What could be a reason for the slow query times? Something to do with the number of buffers being read? I couldn't find much information about optimising this particular kind of query, and the queries are very similar to those in the pg_trgm documentation anyway.

Is this something that we could optimize, or implement better in Postgres, or would looking to something like Elasticsearch be a better fit for this particular use case?

Best Answer

You might be able to get better performance with gin_trgm_ops rather than gist_trgm_ops. Which is better is pretty unpredictable, it is sensitive to the distribution of text patterns and lengths in your data and in your query terms. You pretty much just have to try it and see how it works for you. One thing is that the GIN method will be quite sensitive to pg_trgm.similarity_threshold, unlike the GiST method. It will also depend on what version of pg_trgm you have. If you started with an older version of PostgreSQL but updated it with pg_upgrade, you might not have the latest version. The planner does no better at predicting which index type is superior than we can do. So to test it, you can't just create both, you have to drop the other one, to force the planner to use the one you want.

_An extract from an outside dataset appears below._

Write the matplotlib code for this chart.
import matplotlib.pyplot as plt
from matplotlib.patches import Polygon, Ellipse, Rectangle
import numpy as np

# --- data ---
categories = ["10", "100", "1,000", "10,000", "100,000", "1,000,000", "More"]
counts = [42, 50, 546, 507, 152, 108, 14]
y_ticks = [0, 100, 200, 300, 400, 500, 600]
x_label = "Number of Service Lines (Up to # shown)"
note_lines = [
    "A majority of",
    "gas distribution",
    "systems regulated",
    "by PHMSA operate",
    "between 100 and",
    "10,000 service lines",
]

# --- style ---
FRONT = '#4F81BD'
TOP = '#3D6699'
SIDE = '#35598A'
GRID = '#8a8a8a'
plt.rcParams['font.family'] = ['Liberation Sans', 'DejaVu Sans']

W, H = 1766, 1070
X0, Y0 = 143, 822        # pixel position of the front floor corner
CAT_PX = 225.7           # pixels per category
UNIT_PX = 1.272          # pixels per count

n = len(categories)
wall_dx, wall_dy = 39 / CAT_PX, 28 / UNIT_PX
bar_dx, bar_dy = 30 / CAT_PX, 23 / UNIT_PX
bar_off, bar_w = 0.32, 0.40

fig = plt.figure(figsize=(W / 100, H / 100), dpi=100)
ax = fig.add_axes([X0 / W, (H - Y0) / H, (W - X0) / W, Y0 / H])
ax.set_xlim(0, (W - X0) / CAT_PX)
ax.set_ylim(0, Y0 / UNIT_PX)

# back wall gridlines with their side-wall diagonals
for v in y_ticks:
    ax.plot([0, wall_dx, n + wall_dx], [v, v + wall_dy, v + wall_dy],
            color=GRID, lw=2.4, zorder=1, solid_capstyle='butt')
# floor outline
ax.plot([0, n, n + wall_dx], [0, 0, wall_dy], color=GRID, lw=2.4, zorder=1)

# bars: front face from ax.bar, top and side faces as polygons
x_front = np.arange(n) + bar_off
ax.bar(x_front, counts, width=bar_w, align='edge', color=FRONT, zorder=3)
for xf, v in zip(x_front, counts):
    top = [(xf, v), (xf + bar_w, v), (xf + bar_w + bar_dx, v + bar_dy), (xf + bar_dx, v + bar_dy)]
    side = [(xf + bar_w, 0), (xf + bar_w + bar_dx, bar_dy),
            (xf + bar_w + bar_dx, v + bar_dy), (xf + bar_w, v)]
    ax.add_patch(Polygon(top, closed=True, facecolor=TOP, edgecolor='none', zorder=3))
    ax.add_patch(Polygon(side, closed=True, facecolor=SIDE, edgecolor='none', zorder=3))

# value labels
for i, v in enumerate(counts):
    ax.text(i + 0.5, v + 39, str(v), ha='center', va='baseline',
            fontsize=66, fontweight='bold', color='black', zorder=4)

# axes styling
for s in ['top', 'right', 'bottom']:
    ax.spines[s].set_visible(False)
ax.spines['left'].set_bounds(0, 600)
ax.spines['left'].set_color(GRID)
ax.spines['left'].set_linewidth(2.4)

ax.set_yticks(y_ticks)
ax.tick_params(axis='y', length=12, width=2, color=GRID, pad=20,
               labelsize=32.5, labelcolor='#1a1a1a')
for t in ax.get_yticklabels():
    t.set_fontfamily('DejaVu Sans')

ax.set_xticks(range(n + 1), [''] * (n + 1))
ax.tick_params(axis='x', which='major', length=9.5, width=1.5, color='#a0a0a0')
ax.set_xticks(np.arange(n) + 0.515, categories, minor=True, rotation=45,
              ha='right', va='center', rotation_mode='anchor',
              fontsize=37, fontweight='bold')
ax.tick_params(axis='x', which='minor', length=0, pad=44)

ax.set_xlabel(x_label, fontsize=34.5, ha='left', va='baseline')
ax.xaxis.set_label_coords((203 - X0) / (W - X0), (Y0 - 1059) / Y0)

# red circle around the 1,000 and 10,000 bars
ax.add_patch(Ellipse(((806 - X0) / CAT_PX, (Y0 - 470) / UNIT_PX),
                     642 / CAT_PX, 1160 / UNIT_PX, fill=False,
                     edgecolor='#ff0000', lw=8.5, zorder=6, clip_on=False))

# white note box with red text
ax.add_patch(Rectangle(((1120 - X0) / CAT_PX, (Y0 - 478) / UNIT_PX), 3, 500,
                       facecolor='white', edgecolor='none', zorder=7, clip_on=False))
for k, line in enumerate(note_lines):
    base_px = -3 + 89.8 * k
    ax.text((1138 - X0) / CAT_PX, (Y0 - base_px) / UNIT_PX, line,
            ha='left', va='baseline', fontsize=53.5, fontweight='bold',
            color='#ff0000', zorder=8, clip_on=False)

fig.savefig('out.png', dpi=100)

In the specific case of the email column, you might be better to split them into username and domain, and then query for similar username with exact domain and vice versa. Then the extreme prevalence of the major cloud email providers is less likely to pollute the indexes with trigrams which add little information.

Finally what is the use case for this? Knowing why you need to run these queries could lead to better suggestions. In particular, why would you need to do a similarity search on emails, once they have been verified as being deliverable and going to the correct person? Perhaps you could build a partial index on only the subset of emails which have not been verified yet?